Chris Hedges’ Death of the Liberal Class, published in 2010, was a rousing, if slightly bleak essay about the perils of capitalism, and how it was a beast allowed to run amok by both Republicans and Democrats, American society according to Hedges was divided essentially into two groups: the haves, and those the haves take advantage of and exploit. The idea of turning the book into a play beyond having someone just read from it, or use Al Gore-ian slides to explain the ideas was certainly admirable, and for that one must comment playwright Robert Lyons who undoubtedly had nothing but great intentions when he wrote a stage adaptation. But that’s where the commendations stop, for the outcome is lacking in both the entertainment and intellectual aspects.

The play imagines the life of an author like Hedges after the publication of his incendiary book, and in Lyons’ vision, he has left society for the Canadian wilderness where he has become a blasé embodiment of all middle-age heterosexual male fantasies, the kind of man who barely shows any interest in the world around him, or keeping up his appearance, but who nonetheless has intelligent, attractive women fighting to sleep with him and is envied by people outside his circle.
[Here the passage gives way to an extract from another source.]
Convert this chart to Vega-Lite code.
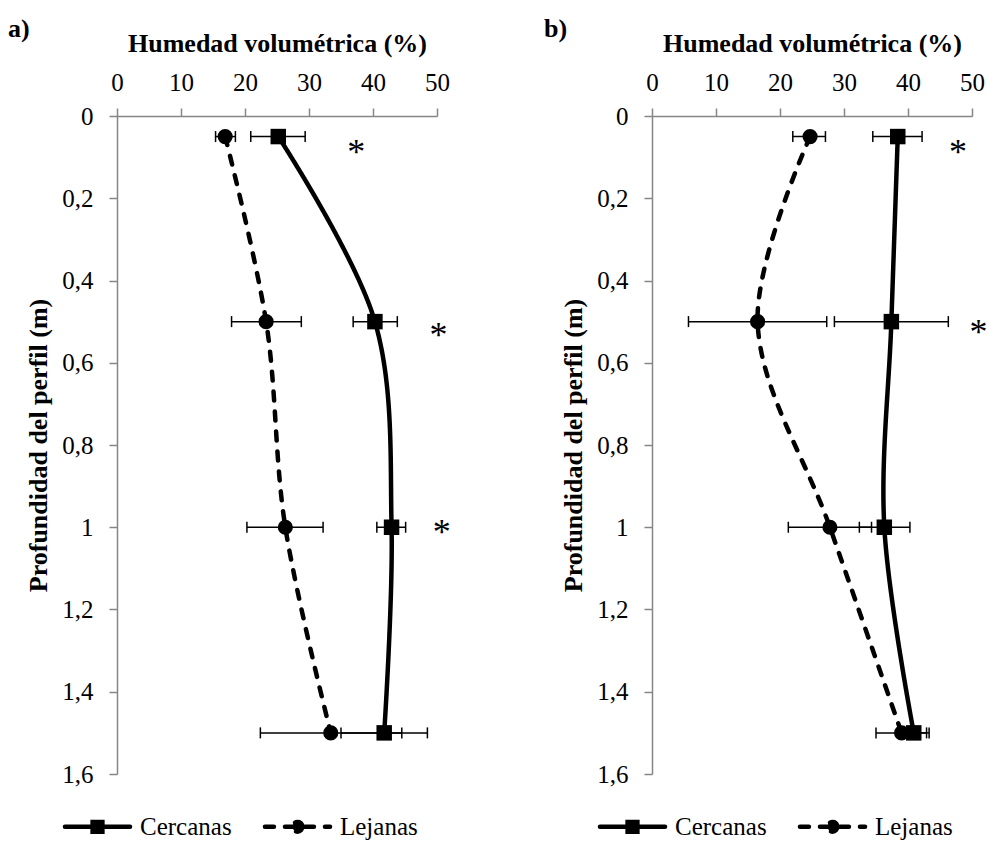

This vision is presented onstage as Nick, played by the oft-hilarious Steven Rattazzi, who under Jerry Heymann’s direction is reduced to a vessel for facile metaphors, and who is often left to beg for the audience’s laughter. One of the many strange directorial choices in the play.

Nick’s daughter Andrea (Jeanette Diloné) however has taken her father’s ideas to heart and along with a skater-boy hacker (Justin Colón) has decided to make them come true and prevent the complete annihilation of the working class. If in writing, the plot seems thrilling and full of twists, the staging couldn’t have been less engaging if it tried. The actors each seemed to be starring in their own little play, with Diloné acting every cliché out of a teenage flick, while Olivia Horton and Melissa Murray, as Nick’s neighbor/mistress and wife, each left to play versions straight out of the cheesiest soft porn flicks. This Death truly should have remained exclusively in book form.